Conçu autour du répertoire de Patrizia Ciofi le programme lui permet de reprendre et d’explorer des titres, anciens, récents ou peut-être futurs (Norma ?), qui ont tous en commun une héroïne malheureuse. De Maria Stuarda à La Traviata jusqu’à Luisa Miller et l’Elettra d’ Idomeneo, ils présentent toutes les facettes du désespoir, allant de la nostalgie et des craintes de la première à l’amour-propre ulcéré jusqu’à la folie furieuse de la dernière, en passant par la déchirante agonie de Violetta, tendre et bonne fille, comme l’est Luisa Miller, dans la prière ardente et indignée qu’elle adresse au Ciel. Ces personnages émouvants au zénith de leur souffrance, la soprano italienne les fait vivre avec l’intelligence interprétative, la sensibilité et la musicalité qu’on lui connaît et qui ont assis sa réputation artistique.

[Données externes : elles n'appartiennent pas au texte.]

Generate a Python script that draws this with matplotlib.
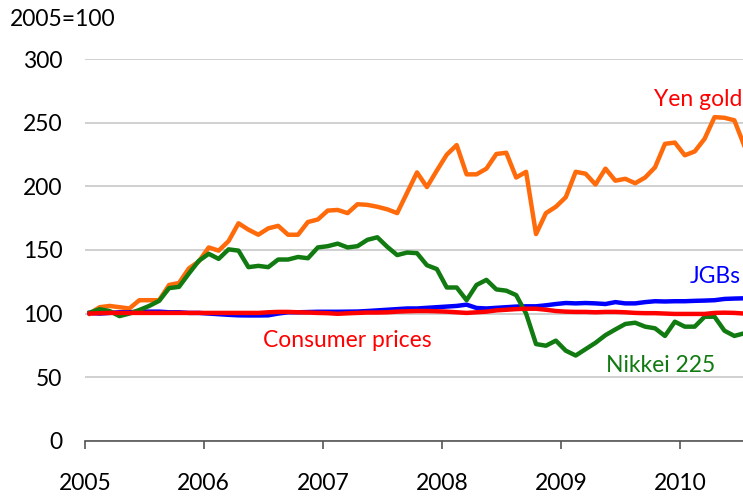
import numpy as np
import matplotlib
matplotlib.use('Agg')
import matplotlib.pyplot as plt

# monthly index values, Jan 2005 .. Jul 2010 (2005=100)
years = ['2005', '2006', '2007', '2008', '2009', '2010']

yen_gold = [100, 105, 106, 105, 104, 110.5, 110.5, 110.5, 122.5, 124, 135.5, 141,
            152, 149.5, 157, 171, 166, 162, 167, 169, 162, 162, 172, 174,
            181, 181.5, 179, 186, 185.5, 184, 182, 179, 195, 211, 199.5, 212.5,
            225, 232.5, 209.5, 209.5, 214, 225.5, 226.5, 207, 211.5, 162.5, 179, 184,
            191.5, 211.5, 210, 201.5, 214, 204.5, 206, 202.5, 207, 215, 233.5, 234.5,
            224.5, 227.5, 237.5, 254.5, 254, 252, 232]

nikkei = [100.7, 103.4, 102, 98, 100, 102.8, 106, 110, 120, 121, 131.5, 141.5,
          147, 143, 150.5, 149.5, 136.5, 137.5, 136.5, 142.5, 142.5, 144.5, 143.5, 152,
          153, 155, 152, 153, 158, 160, 152.5, 146, 148, 147.5, 138, 135,
          120.5, 120.5, 110.5, 122.5, 126.5, 119, 118, 114.5, 100, 76, 74.7, 78.7,
          70.8, 67, 72, 77, 83, 87.5, 91.8, 92.8, 89.7, 88.4, 82.4, 93.6,
          89.7, 89.7, 97.5, 97.5, 86.5, 82.4, 84.5]

jgbs = [100.5, 100, 100.5, 101, 101, 101.5, 101.5, 101.5, 101, 101, 100.5, 100.5,
        100, 99.5, 99, 98.6, 98.5, 98.5, 98.6, 100, 101, 101, 101.2, 101.4,
        101.4, 101.4, 101.5, 101.6, 102, 102.5, 103, 103.5, 104, 104, 104.5, 105,
        105.5, 106, 107, 104.4, 104, 104.5, 105, 105.5, 105.7, 105.7, 106.5, 107.5,
        108.3, 108, 108.3, 108, 107.5, 109, 108, 108, 109, 109.7, 109.5, 109.7,
        109.7, 110, 110.2, 110.5, 111.5, 111.8, 112]

cpi = [100, 100.3, 100.5, 100.5, 100.5, 100.5, 100.5, 100.5, 100.5, 100.5, 100.5, 100.5,
       100.5, 100.5, 100.5, 100.5, 100.5, 100.5, 101, 101.3, 101.3, 101, 100.8, 100.5,
       100.3, 99.8, 100.2, 100.5, 100.8, 100.8, 101, 101.5, 101.8, 102, 102, 101.8,
       101.5, 101, 100.5, 101, 101.5, 102.5, 103, 103.5, 103.8, 103.8, 103, 102,
       101.5, 101.3, 101.3, 101, 101.3, 101.3, 101, 100.5, 100.3, 100.3, 100, 99.7,
       99.7, 99.7, 99.7, 100.5, 100.7, 100.5, 100]

plt.rcParams['font.family'] = ['Lato', 'DejaVu Sans']
plt.rcParams['font.size'] = 16.5

fig = plt.figure(figsize=(7.43, 4.97), dpi=100)
ax = fig.add_axes([0.1141, 0.1133, 0.8943, 0.7674])

x = np.arange(len(yen_gold))
ax.plot(x, yen_gold, color='#FF6A0A', lw=3.2, zorder=3)
ax.plot(x, jgbs, color='#0000FF', lw=3.2, zorder=4)
ax.plot(x, nikkei, color='#117A11', lw=3.2, zorder=5)
ax.plot(x, cpi, color='#FF0000', lw=3.2, zorder=6)

ax.set_xlim(-0.5, 66.5)
ax.set_ylim(0, 300)
ax.set_yticks(range(0, 301, 50))
ax.yaxis.grid(True, color='#C8C8C8', lw=1.2)
ax.set_axisbelow(True)
ax.tick_params(axis='y', length=0, pad=16)

ax.set_xticks([-0.5 + 12 * k for k in range(len(years))])
ax.set_xticklabels(years)
ax.tick_params(axis='x', length=6, width=1.2, color='#555555', pad=17, direction='out')

for s in ['left', 'right', 'top']:
    ax.spines[s].set_visible(False)
ax.spines['bottom'].set_color('#555555')
ax.spines['bottom'].set_linewidth(1.2)

ax.text(65.8, 268, 'Yen gold', color='#FF0000', ha='right', va='center')
ax.text(65.6, 129, 'JGBs', color='#0000FF', ha='right', va='center')
ax.text(26, 79, 'Consumer prices', color='#FF0000', ha='center', va='center')
ax.text(57.6, 59, 'Nikkei 225', color='#117A11', ha='center', va='center')

fig.text(10 / 743, 1 - 20 / 497, '2005=100', ha='left', va='center')

fig.savefig('out.png', dpi=100)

Mais malgré la subtilité des nuances et l’intensité expressive qui donnent à chaque extrait un naturel paradoxal, la maîtrise technique superlative ne peut empêcher que la voix, qui sonne d’abord ouatée avant de se libérer n’accuse dans la zone aigue des problèmes d’émission dont des rictus douloureux témoignent. Aussi le plaisir espéré de ce rendez-vous n’est ni complet ni continu. Mais comment en faire grief à la soprano ? On sent qu’elle se donne au maximum de ses possibilités pour répondre à l’amour que lui disent les applaudissements et les ovations. Elle ira ainsi, telle une funambule incertaine jusqu’au dernier pas de ne pas chuter, jusqu’à la fin du programme et elle ne s’avouera vaincue que lors du deuxième bis, lorsque, terrassée par la toux, elle devra abandonner Clémentine Margaine dans le duo de Lakmé. Patricia Ciofi ? Ce soir, Patrizia Courage.
Présente en vedette américaine (deux airs solistes pour quatre à sa consoeur) Clémentine Margaine déploie dans l’air de Neris tiré de la Medea de Cherubini le tissu somptueux d’un long métrage de mezzosoprano, aux aigus faciles, au medium plein et aux graves sonores. La voix sonne très légèrement en arrière et le ton nous semble un rien placide, pour exprimer l’attachement passionné du personnage à Medea, comme si la beauté du son était privilégiée. C’est un peu pour la même raison que l’air de Leonora dans La Favorita – pourquoi en italien, quand l’interprète est française ? – s’il soulève l’enthousiasme de la salle, ne nous comble pas, même si l’homogénéité, la tenue et l’ampleur de la voix s’imposent sans discussion comme des atouts de grand prix.
Pour les hédonistes, les duos devaient être les sommets, d’abord celui de l’acte I scène 5 de Capuleti e Montecchi avant l’entracte, puis celui entre Norma et Adalgisa de l’acte II en fin de programme. Peut-être en raison de la fragilité de la soprano, peut-être à cause de répétitions en nombre limité, le Romeo de Clémentine Margaine, pour séduisant que soit le timbre et convaincante la conviction, semble néanmoins légèrement bridé par le souci de se modeler sur la Giulietta de Patrizia Ciofi, ce qui prive un peu d’élan cette grande effusion. Ce souci est nettement moins perceptible dans le « Mira o Norma » si bien que l’on peut savourer davantage le mariage des timbres, vraiment exquis, et qui déchaine les clameurs. Un premier bis, celui de Nicklauss et Giulietta des Contes d’Hoffmann prolonge le charme, malgré les précautions à nouveau perceptibles, et permet d’apprécier l’amélioration constante du français chanté par Patricia Ciofi. Celle-ci semble bien consciente d’avoir atteint la limite de ses forces et prévient l’assistance, avant le bis suivant, qu’elle n’est pas sûre de pouvoir le terminer, en raison de l’inflammation de la trachée. Et c’est malheureusement ce qui se produit, quand une quinte de toux l’oblige à quitter la scène quelques mesures avant la fin du duo Lakmé-Mallika, harmonieux délice que Clémentine Margaine achève seule, un peu déconcertée. C’est dans une suite d’ovations que prend ainsi fin cette soirée de musique, dont la vedette, en se comportant en héroïne, s’est gagné une fois de plus l’admiration affectueuse des Marseillais.